>> begin

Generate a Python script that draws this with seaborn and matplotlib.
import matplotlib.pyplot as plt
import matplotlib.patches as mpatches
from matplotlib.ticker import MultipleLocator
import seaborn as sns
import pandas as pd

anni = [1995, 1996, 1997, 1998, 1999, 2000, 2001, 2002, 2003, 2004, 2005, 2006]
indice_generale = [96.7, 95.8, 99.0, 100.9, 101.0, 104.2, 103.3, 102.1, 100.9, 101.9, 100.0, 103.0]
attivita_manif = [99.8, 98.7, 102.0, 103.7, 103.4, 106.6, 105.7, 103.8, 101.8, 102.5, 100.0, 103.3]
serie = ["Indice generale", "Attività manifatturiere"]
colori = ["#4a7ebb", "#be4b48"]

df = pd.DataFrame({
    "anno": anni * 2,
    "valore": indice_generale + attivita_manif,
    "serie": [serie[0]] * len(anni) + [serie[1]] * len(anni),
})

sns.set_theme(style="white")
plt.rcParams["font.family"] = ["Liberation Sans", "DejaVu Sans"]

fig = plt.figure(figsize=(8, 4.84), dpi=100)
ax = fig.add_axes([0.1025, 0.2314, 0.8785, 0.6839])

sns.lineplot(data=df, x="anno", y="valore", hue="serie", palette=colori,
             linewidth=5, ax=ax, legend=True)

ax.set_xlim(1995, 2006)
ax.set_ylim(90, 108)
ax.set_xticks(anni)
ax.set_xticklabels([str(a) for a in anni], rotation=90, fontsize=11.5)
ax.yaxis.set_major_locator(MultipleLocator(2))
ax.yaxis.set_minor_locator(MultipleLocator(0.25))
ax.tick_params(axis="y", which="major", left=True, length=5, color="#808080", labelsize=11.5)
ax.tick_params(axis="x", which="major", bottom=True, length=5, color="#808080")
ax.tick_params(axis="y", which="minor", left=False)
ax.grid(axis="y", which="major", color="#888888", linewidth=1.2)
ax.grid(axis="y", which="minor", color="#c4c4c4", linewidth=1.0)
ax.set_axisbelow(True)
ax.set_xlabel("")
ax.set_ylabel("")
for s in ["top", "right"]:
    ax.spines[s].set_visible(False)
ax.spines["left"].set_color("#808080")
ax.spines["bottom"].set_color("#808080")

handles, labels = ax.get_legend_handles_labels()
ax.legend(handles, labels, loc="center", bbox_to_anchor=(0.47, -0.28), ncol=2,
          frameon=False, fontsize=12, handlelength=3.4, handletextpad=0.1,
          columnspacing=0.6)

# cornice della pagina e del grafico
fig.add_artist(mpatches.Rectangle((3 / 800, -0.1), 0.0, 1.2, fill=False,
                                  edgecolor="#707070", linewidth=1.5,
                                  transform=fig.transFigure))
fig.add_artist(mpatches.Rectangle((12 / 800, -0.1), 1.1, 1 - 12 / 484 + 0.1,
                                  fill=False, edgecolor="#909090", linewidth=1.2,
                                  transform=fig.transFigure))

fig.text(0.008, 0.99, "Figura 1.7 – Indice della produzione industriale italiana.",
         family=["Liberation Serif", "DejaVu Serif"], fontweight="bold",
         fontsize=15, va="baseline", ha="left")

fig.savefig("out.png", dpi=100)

>> end
>> begin

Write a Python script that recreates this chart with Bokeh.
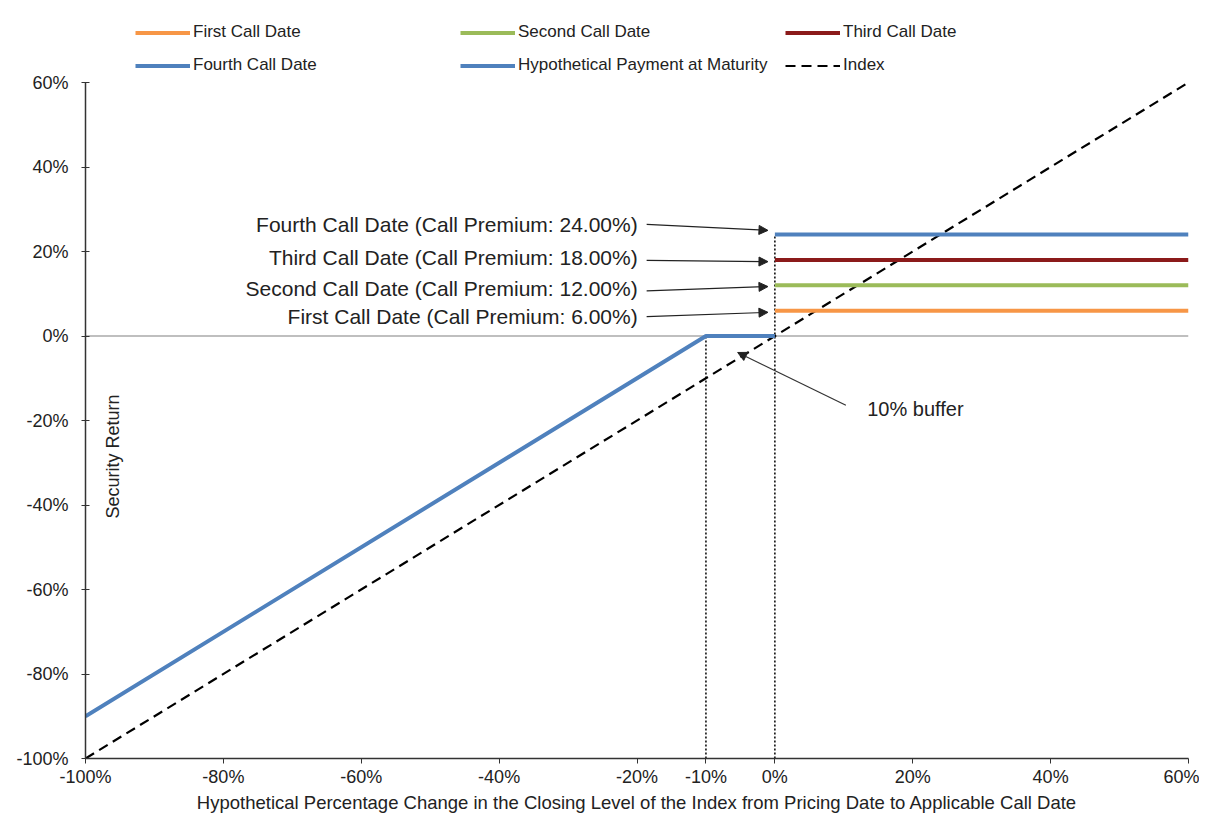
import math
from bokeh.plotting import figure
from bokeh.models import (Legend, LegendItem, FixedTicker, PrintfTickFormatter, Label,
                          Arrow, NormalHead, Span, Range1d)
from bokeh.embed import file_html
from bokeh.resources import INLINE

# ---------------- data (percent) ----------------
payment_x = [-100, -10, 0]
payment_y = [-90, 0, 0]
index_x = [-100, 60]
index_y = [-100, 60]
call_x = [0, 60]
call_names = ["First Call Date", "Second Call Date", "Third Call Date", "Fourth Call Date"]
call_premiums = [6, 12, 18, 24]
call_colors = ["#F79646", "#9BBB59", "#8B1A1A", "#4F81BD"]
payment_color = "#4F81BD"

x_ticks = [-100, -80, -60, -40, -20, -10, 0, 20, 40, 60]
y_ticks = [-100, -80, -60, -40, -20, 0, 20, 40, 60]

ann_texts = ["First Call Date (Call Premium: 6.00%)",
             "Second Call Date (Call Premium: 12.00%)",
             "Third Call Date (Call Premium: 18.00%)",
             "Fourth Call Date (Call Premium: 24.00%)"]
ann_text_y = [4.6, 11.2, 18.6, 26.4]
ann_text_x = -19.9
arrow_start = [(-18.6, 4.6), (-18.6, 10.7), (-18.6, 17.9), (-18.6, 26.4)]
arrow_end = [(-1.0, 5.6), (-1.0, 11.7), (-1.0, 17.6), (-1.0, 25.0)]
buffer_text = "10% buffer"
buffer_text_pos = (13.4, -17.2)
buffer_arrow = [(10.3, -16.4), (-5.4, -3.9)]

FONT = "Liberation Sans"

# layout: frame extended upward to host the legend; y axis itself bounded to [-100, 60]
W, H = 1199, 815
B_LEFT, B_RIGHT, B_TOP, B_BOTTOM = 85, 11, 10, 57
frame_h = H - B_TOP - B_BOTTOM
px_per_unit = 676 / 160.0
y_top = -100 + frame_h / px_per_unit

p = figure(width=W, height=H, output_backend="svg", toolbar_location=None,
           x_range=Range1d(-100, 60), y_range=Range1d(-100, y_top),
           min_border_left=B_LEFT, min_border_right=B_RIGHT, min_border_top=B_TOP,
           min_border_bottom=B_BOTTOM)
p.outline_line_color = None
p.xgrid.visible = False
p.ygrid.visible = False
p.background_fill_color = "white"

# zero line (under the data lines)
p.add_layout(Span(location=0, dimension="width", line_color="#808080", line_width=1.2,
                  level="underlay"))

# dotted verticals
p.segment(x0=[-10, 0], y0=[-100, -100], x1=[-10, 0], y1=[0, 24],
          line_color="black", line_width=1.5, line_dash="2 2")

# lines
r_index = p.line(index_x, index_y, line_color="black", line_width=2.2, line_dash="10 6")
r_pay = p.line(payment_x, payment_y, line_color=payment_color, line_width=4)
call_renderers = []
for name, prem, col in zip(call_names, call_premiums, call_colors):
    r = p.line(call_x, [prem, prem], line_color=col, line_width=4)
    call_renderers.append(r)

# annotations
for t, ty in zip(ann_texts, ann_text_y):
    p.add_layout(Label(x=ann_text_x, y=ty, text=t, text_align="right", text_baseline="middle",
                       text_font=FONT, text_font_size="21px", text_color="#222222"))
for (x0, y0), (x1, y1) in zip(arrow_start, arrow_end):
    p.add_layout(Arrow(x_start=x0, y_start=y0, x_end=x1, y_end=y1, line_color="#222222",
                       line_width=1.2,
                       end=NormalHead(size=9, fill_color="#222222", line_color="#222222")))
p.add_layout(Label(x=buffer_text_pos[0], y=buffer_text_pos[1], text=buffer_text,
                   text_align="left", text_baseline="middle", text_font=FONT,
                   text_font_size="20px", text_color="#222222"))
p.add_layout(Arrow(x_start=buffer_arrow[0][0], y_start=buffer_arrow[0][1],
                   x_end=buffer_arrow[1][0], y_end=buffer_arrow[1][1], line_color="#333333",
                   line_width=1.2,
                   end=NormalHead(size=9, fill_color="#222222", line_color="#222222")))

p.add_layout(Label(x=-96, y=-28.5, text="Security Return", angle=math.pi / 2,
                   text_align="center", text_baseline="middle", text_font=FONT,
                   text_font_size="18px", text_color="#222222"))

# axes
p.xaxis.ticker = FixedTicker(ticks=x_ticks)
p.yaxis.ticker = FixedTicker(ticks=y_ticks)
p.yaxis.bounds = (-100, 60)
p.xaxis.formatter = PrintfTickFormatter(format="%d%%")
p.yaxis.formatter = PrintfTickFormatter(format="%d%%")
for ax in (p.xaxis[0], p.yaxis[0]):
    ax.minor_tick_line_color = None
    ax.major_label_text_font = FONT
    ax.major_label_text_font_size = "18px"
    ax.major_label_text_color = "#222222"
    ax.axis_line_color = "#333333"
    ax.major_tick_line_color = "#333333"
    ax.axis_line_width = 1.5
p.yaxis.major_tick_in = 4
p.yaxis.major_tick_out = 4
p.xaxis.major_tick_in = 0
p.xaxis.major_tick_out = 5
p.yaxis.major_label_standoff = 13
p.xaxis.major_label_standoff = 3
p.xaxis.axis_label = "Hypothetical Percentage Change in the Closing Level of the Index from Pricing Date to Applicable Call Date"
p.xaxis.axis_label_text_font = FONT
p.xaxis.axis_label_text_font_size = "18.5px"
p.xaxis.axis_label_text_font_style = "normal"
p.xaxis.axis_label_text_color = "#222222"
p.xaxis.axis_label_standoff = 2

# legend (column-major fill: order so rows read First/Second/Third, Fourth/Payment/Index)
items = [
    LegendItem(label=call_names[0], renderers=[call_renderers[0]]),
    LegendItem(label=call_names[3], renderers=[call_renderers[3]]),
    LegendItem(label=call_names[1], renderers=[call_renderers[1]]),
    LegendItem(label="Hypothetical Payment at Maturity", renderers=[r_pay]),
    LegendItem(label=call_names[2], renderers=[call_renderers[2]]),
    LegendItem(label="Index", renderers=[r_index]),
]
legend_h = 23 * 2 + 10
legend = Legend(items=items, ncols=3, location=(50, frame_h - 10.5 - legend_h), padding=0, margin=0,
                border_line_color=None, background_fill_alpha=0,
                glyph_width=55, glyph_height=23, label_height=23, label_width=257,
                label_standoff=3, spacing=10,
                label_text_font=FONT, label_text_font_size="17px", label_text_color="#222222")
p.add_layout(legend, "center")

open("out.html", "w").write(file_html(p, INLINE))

>> end
>> begin

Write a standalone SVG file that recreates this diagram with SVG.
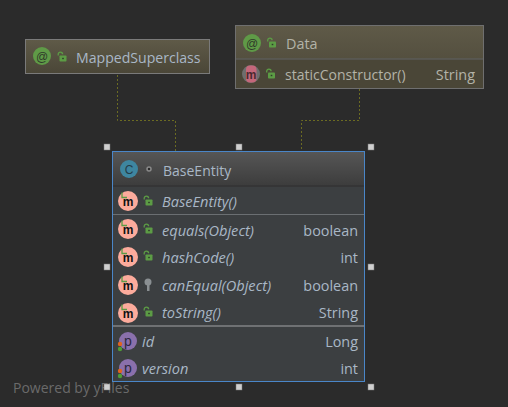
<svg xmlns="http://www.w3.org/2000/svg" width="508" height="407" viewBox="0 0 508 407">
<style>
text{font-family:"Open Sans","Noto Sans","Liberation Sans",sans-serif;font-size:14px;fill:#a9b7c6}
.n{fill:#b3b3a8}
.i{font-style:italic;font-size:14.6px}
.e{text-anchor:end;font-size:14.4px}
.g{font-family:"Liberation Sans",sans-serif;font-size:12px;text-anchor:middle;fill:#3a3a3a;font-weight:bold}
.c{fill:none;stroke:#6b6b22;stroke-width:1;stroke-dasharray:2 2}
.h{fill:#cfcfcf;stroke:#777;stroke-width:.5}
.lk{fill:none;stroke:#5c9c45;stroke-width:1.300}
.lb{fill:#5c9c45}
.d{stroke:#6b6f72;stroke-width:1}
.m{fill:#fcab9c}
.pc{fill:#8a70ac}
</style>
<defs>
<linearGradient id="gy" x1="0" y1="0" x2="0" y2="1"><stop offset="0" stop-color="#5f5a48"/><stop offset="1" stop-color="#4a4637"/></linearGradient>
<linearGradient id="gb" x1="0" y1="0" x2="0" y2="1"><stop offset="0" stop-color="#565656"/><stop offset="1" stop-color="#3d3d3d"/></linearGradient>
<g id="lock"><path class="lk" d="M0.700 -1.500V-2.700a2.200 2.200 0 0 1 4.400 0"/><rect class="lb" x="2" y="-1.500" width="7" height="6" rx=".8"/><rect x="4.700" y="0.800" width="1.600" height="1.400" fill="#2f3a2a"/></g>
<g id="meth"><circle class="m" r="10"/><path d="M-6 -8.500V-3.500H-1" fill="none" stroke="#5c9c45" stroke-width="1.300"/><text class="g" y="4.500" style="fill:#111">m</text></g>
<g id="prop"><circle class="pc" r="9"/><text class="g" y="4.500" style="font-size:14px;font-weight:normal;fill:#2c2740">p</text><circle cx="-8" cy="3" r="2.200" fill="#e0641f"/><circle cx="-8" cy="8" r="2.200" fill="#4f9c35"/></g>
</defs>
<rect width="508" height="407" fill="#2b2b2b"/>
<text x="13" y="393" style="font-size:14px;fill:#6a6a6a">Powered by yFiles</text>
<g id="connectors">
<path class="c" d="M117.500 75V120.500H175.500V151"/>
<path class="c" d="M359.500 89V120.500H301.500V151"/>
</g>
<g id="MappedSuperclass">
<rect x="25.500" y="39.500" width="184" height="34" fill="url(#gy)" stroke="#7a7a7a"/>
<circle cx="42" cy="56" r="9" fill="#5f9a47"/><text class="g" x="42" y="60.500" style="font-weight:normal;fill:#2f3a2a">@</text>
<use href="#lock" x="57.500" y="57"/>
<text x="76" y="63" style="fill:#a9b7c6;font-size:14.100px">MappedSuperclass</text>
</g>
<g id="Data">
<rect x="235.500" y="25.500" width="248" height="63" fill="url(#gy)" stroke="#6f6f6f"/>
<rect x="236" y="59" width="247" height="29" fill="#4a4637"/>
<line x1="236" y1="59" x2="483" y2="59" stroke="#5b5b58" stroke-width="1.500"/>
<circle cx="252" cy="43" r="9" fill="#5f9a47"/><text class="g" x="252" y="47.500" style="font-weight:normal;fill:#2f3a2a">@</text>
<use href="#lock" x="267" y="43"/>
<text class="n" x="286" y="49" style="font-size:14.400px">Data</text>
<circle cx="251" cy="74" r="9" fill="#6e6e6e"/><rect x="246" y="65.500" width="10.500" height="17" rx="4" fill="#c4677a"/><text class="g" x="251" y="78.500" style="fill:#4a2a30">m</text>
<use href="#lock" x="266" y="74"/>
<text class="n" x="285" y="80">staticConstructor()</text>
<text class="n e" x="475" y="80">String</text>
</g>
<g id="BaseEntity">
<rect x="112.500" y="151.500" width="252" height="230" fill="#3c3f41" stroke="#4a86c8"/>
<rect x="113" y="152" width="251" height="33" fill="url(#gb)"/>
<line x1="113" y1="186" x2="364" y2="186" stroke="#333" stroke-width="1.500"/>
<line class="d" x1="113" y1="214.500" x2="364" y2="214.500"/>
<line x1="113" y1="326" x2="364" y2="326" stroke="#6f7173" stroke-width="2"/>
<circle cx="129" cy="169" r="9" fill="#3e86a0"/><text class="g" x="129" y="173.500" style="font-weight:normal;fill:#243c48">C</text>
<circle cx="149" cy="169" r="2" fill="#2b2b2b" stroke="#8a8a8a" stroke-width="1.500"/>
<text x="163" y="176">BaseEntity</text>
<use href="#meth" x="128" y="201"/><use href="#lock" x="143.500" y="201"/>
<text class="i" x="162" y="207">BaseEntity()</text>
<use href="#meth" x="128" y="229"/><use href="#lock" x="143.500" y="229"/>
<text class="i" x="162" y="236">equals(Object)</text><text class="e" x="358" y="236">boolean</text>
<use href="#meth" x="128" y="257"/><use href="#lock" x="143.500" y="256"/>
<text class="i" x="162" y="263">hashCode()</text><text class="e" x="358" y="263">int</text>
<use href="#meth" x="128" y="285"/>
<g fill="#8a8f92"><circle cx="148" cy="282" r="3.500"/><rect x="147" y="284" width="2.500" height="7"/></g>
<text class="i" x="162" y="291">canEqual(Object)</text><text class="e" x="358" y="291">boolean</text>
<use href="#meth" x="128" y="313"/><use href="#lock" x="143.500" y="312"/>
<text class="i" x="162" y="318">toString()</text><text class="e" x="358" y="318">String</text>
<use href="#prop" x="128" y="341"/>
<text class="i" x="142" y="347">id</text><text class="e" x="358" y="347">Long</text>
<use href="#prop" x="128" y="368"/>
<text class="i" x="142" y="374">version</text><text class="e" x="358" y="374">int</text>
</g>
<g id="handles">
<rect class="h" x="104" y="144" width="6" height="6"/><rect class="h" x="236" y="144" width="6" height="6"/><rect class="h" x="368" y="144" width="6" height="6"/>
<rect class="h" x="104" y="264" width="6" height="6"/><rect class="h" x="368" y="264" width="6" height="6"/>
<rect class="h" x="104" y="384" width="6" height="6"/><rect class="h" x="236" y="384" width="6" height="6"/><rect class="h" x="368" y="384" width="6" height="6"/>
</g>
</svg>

>> end

GOAL :: Within the material above, transcribe exactly the lines that run from the line holding "Generate a Python" through the line holding "import pandas as pd".

FULL SOLUTION ::
Generate a Python script that draws this with seaborn and matplotlib.
import matplotlib.pyplot as plt
import matplotlib.patches as mpatches
from matplotlib.ticker import MultipleLocator
import seaborn as sns
import pandas as pd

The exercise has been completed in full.